*Short exercise*.
Without the pictures, set down every line of the data exactly.

++++ Extracted information

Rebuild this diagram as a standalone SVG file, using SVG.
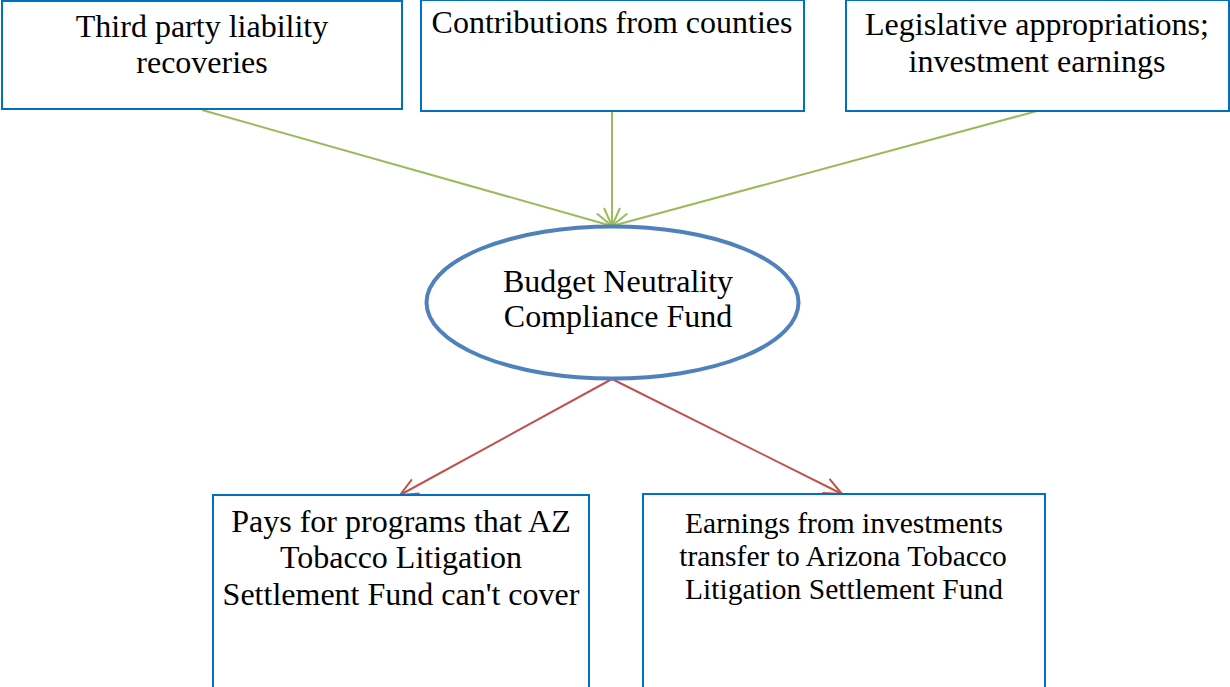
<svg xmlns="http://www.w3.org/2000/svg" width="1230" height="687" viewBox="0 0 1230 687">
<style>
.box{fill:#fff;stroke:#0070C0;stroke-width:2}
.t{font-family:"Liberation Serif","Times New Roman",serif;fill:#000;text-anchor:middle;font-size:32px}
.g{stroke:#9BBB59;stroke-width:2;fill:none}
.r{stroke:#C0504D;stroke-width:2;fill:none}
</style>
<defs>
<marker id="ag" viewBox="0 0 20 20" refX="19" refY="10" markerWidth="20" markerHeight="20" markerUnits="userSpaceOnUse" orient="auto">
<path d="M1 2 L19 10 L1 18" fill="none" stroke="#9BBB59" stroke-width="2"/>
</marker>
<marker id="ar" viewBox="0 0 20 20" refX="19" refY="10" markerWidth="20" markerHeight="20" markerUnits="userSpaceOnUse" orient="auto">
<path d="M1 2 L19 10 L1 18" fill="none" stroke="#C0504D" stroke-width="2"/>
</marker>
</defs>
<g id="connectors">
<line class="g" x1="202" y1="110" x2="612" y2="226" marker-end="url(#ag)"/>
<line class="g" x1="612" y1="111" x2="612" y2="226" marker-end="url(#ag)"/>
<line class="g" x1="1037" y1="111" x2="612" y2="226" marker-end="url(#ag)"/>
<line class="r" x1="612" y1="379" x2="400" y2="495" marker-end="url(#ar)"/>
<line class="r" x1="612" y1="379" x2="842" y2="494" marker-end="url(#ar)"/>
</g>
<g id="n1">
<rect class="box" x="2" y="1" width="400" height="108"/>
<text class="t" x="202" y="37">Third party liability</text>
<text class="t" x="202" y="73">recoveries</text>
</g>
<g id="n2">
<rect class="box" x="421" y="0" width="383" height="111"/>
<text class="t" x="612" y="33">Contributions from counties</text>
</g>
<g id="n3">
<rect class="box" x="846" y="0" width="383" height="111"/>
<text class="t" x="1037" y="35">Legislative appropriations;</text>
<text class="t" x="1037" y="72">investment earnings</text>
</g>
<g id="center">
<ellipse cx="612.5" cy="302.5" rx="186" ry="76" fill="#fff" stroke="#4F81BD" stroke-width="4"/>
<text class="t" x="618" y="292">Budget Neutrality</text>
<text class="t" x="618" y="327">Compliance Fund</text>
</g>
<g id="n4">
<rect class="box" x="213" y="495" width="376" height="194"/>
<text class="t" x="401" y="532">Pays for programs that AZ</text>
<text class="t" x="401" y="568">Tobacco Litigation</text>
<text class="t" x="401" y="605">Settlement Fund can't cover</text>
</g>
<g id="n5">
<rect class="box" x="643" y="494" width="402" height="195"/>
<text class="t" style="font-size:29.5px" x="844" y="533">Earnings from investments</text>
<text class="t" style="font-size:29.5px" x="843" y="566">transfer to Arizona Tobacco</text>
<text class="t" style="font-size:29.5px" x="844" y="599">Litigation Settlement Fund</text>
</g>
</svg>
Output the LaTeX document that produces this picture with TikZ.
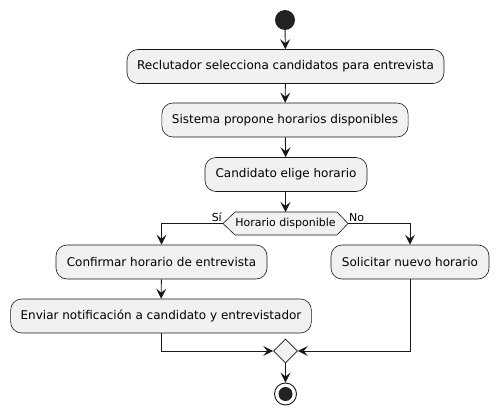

++++++++

*Problem solution*.
Rebuild this diagram as a standalone SVG file, using SVG.
<svg xmlns="http://www.w3.org/2000/svg" width="1230" height="687" viewBox="0 0 1230 687">
<style>
.box{fill:#fff;stroke:#0070C0;stroke-width:2}
.t{font-family:"Liberation Serif","Times New Roman",serif;fill:#000;text-anchor:middle;font-size:32px}
.g{stroke:#9BBB59;stroke-width:2;fill:none}
.r{stroke:#C0504D;stroke-width:2;fill:none}
</style>
<defs>
<marker id="ag" viewBox="0 0 20 20" refX="19" refY="10" markerWidth="20" markerHeight="20" markerUnits="userSpaceOnUse" orient="auto">
<path d="M1 2 L19 10 L1 18" fill="none" stroke="#9BBB59" stroke-width="2"/>
</marker>
<marker id="ar" viewBox="0 0 20 20" refX="19" refY="10" markerWidth="20" markerHeight="20" markerUnits="userSpaceOnUse" orient="auto">
<path d="M1 2 L19 10 L1 18" fill="none" stroke="#C0504D" stroke-width="2"/>
</marker>
</defs>
<g id="connectors">
<line class="g" x1="202" y1="110" x2="612" y2="226" marker-end="url(#ag)"/>
<line class="g" x1="612" y1="111" x2="612" y2="226" marker-end="url(#ag)"/>
<line class="g" x1="1037" y1="111" x2="612" y2="226" marker-end="url(#ag)"/>
<line class="r" x1="612" y1="379" x2="400" y2="495" marker-end="url(#ar)"/>
<line class="r" x1="612" y1="379" x2="842" y2="494" marker-end="url(#ar)"/>
</g>
<g id="n1">
<rect class="box" x="2" y="1" width="400" height="108"/>
<text class="t" x="202" y="37">Third party liability</text>
<text class="t" x="202" y="73">recoveries</text>
</g>
<g id="n2">
<rect class="box" x="421" y="0" width="383" height="111"/>
<text class="t" x="612" y="33">Contributions from counties</text>
</g>
<g id="n3">
<rect class="box" x="846" y="0" width="383" height="111"/>
<text class="t" x="1037" y="35">Legislative appropriations;</text>
<text class="t" x="1037" y="72">investment earnings</text>
</g>
<g id="center">
<ellipse cx="612.5" cy="302.5" rx="186" ry="76" fill="#fff" stroke="#4F81BD" stroke-width="4"/>
<text class="t" x="618" y="292">Budget Neutrality</text>
<text class="t" x="618" y="327">Compliance Fund</text>
</g>
<g id="n4">
<rect class="box" x="213" y="495" width="376" height="194"/>
<text class="t" x="401" y="532">Pays for programs that AZ</text>
<text class="t" x="401" y="568">Tobacco Litigation</text>
<text class="t" x="401" y="605">Settlement Fund can't cover</text>
</g>
<g id="n5">
<rect class="box" x="643" y="494" width="402" height="195"/>
<text class="t" style="font-size:29.5px" x="844" y="533">Earnings from investments</text>
<text class="t" style="font-size:29.5px" x="843" y="566">transfer to Arizona Tobacco</text>
<text class="t" style="font-size:29.5px" x="844" y="599">Litigation Settlement Fund</text>
</g>
</svg>
Output the LaTeX document that produces this picture with TikZ.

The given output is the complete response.